**What is being asked:** From the first line of the data below through the line bearing "plt.rcParams['font.family'] = ['Liberation", reproduce each line exactly; do not include pictures.

**Supplied data:**
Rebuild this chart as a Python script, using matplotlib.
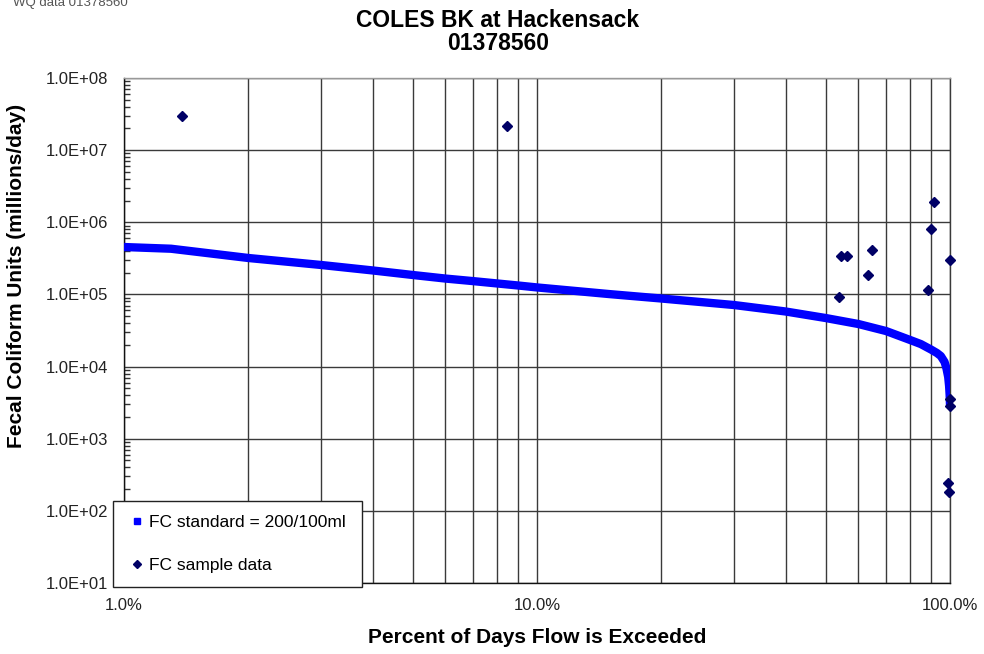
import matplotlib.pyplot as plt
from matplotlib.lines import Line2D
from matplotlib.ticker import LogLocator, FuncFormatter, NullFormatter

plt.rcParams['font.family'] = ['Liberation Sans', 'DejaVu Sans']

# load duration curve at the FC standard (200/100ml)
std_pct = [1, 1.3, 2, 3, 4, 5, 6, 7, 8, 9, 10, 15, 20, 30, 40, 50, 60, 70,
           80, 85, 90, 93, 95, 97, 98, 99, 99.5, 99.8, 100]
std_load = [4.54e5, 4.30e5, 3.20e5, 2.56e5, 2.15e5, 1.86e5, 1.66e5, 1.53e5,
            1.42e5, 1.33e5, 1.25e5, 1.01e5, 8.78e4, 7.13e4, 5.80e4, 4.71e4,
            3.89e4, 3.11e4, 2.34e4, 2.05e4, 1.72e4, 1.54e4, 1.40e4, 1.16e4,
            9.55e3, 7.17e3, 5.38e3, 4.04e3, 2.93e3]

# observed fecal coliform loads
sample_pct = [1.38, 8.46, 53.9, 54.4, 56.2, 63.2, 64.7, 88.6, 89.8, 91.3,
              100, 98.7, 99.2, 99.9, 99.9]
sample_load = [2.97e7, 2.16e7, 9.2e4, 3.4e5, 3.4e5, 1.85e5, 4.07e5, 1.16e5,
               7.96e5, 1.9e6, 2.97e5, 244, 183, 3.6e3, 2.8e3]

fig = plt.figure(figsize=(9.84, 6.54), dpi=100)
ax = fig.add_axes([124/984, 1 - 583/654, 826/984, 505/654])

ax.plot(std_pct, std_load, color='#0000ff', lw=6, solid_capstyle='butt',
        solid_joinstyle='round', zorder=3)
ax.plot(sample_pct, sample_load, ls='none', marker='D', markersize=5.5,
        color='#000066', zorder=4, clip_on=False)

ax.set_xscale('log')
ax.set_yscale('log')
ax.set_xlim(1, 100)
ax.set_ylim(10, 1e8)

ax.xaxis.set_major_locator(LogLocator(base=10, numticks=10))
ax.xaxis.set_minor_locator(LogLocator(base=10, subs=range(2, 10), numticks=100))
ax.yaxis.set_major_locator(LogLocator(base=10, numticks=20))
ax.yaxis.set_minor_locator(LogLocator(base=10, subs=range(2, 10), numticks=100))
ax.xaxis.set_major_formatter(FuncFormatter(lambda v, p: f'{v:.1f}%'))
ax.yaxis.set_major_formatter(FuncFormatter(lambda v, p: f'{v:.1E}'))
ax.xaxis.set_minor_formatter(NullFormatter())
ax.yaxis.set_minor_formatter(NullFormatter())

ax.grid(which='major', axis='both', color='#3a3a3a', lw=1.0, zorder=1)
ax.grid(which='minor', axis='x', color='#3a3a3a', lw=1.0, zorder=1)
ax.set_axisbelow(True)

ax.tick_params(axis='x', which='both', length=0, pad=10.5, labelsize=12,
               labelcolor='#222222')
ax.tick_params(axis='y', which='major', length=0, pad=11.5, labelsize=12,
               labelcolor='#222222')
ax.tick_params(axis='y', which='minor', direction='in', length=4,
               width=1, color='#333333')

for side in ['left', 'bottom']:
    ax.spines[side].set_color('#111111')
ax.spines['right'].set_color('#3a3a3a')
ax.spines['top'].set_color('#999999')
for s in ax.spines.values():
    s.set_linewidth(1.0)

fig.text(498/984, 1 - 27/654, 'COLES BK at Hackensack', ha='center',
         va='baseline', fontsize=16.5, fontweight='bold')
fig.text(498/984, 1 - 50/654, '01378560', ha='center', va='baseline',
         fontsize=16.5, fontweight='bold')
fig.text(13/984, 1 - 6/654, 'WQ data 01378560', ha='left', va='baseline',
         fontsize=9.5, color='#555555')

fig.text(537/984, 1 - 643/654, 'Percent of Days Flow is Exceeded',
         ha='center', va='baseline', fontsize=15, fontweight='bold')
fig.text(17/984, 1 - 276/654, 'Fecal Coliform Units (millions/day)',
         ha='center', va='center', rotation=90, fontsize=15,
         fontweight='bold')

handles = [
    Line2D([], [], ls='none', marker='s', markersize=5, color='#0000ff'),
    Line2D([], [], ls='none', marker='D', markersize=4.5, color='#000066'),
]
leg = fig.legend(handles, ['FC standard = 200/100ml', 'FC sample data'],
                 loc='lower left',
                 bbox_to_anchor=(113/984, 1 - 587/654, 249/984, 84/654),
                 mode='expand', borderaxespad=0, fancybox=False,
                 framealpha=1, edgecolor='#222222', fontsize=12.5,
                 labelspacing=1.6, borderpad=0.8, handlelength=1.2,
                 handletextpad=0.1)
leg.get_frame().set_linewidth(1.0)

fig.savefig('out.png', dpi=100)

**Exercise result:**
Rebuild this chart as a Python script, using matplotlib.
import matplotlib.pyplot as plt
from matplotlib.lines import Line2D
from matplotlib.ticker import LogLocator, FuncFormatter, NullFormatter

plt.rcParams['font.family'] = ['Liberation Sans', 'DejaVu Sans']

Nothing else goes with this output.